JSONL Compression Techniques: Optimizing Storage and Transfer

Introduction

As JSONL (JSON Lines) becomes increasingly popular for storing and transferring large datasets, optimizing file size through compression becomes crucial. This article explores various compression techniques for JSONL files, helping you balance storage efficiency with processing speed.

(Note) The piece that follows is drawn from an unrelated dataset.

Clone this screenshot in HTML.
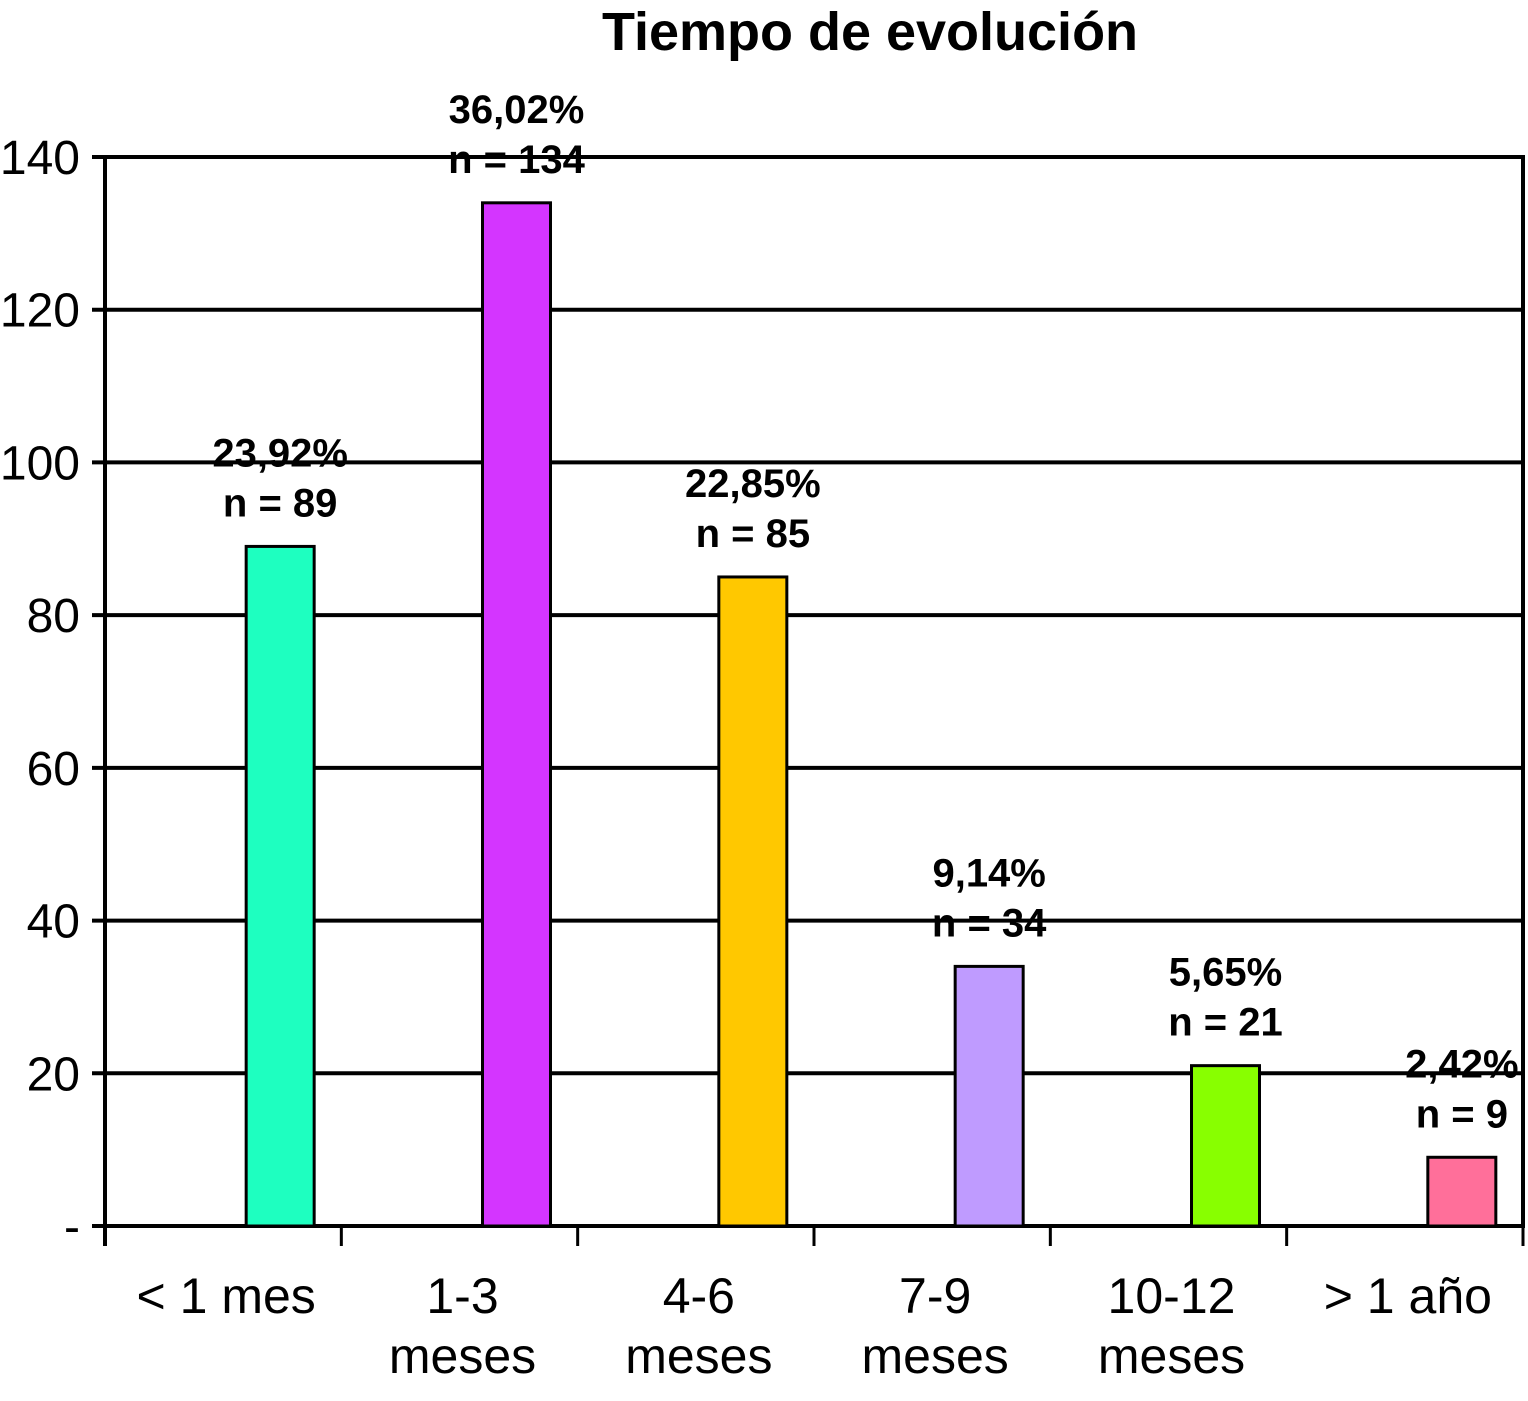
<!DOCTYPE html>
<html><head><meta charset="utf-8"><style>
body{margin:0;background:#fff}
svg text{font-family:"Liberation Sans",Arial,sans-serif}
</style></head><body>
<svg width="1528" height="1396" viewBox="0 0 1528 1396">
<text x="870" y="50" text-anchor="middle" font-size="54" font-weight="bold">Tiempo de evolución</text>
<g id="grid"></g><g id="bars"></g><g id="labels"></g>
</svg>
<script>
const categories=[["< 1 mes"],["1-3","meses"],["4-6","meses"],["7-9","meses"],["10-12","meses"],["> 1 año"]];
const values=[89,134,85,34,21,9];
const percents=["23,92%","36,02%","22,85%","9,14%","5,65%","2,42%"];
const colors=["#1effc0","#d435ff","#ffc800","#bf9bff","#88ff00","#ff6f9a"];
const yTicks=[0,20,40,60,80,100,120,140];
const yTickLabels=["-","20","40","60","80","100","120","140"];
const L=105,R=1523,T=157,B=1226,yMax=140;
const ns="http://www.w3.org/2000/svg";
function y(v){return B-v*(B-T)/yMax;}
const slot=(R-L)/categories.length;
function xc(i){return L+slot*(i+0.5);}
function mk(tag,attrs,parent,text){const e=document.createElementNS(ns,tag);for(const k in attrs)e.setAttribute(k,attrs[k]);if(text!==undefined)e.textContent=text;document.getElementById(parent).appendChild(e);return e;}
yTicks.forEach((t,i)=>{
 const g=mk('line',{x1:L-13,x2:R,y1:y(t),y2:y(t),stroke:'#000','stroke-width':4},'grid');
 
 
 const tx=mk('text',{x:80,y:y(t)+17,'text-anchor':'end','font-size':48},'labels',yTickLabels[i]);
 
 
});
const ax=mk('line',{x1:L,x2:L,y1:T-2,y2:B+20,stroke:'#000','stroke-width':4},'grid');


const rb=mk('line',{x1:R,x2:R,y1:T-2,y2:B+2,stroke:'#000','stroke-width':4},'grid');


for(let i=1;i<=categories.length;i++){
 const tk=mk('line',{x1:L+slot*i,x2:L+slot*i,y1:B,y2:B+20,stroke:'#000','stroke-width':3},'grid');
 
 
}
values.forEach((v,i)=>{
 const cx=xc(i)+57,w=68;
 const r=mk('rect',{x:cx-w/2,y:y(v),width:w,height:B-y(v),fill:colors[i],stroke:'#000','stroke-width':3},'bars');
 
 
 const p=mk('text',{x:cx,y:y(v)-80,'text-anchor':'middle','font-size':40,'font-weight':'bold'},'labels',percents[i]);
 
 
 const n=mk('text',{x:cx,y:y(v)-30,'text-anchor':'middle','font-size':40,'font-weight':'bold'},'labels','n = '+v);
 
 
 categories[i].forEach((line,j)=>{
  const c=mk('text',{x:xc(i)+3,y:1313+j*60,'text-anchor':'middle','font-size':50},'labels',line);
  
  
 });
});
</script>
</body></html>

1. General-Purpose Compression

Standard compression algorithms can be effectively applied to JSONL files:

  • gzip: Widely supported, good balance of compression ratio and speed
  • bzip2: Higher compression ratio but slower than gzip
  • xz: Excellent compression ratio, but slower compression/decompression
compression.sh
# Compressing with gzip
gzip large_file.jsonl

# Decompressing
gunzip large_file.jsonl.gz

2. Specialized JSONL Compression

Some tools are designed specifically for compressing JSON and JSONL data:

  • JSONL.gz: Combines JSONL format with gzip compression
  • JSON Pack: Optimizes JSON structure before compression
  • MessagePack: Binary serialization format for JSON-like data

3. Columnar Compression

For JSONL files with consistent structure, columnar compression can be highly effective:

  • Apache Parquet: Columnar storage format with built-in compression
  • Apache ORC: Another columnar format optimized for large-scale data processing

These formats are particularly useful when working with big data frameworks like Apache Spark or Hadoop.

4. Data Preprocessing Techniques

Before compression, consider these preprocessing steps:

  • Minification: Remove unnecessary whitespace
  • Key shortening: Use shorter keys in JSON objects
  • Data normalization: Standardize data formats to improve compression

5. Streaming Compression

For real-time data processing, consider streaming compression:

  • zlib: Offers streaming compression capabilities
  • LZ4: Fast compression algorithm suitable for streaming scenarios

These methods allow you to compress and decompress data on-the-fly, which is particularly useful for large datasets that don't fit in memory.

6. Benchmarking and Optimization

To choose the best compression method for your use case:

  • Benchmark different compression techniques on your specific data
  • Consider the trade-off between compression ratio and processing speed
  • Evaluate the impact on your overall data pipeline performance

Conclusion

Compressing JSONL files can significantly reduce storage requirements and improve data transfer efficiency. By choosing the right compression technique and preprocessing steps, you can optimize your JSONL data for both storage and processing. Remember to balance compression efficiency with the specific needs of your application, considering factors like processing speed, tool compatibility, and ease of use.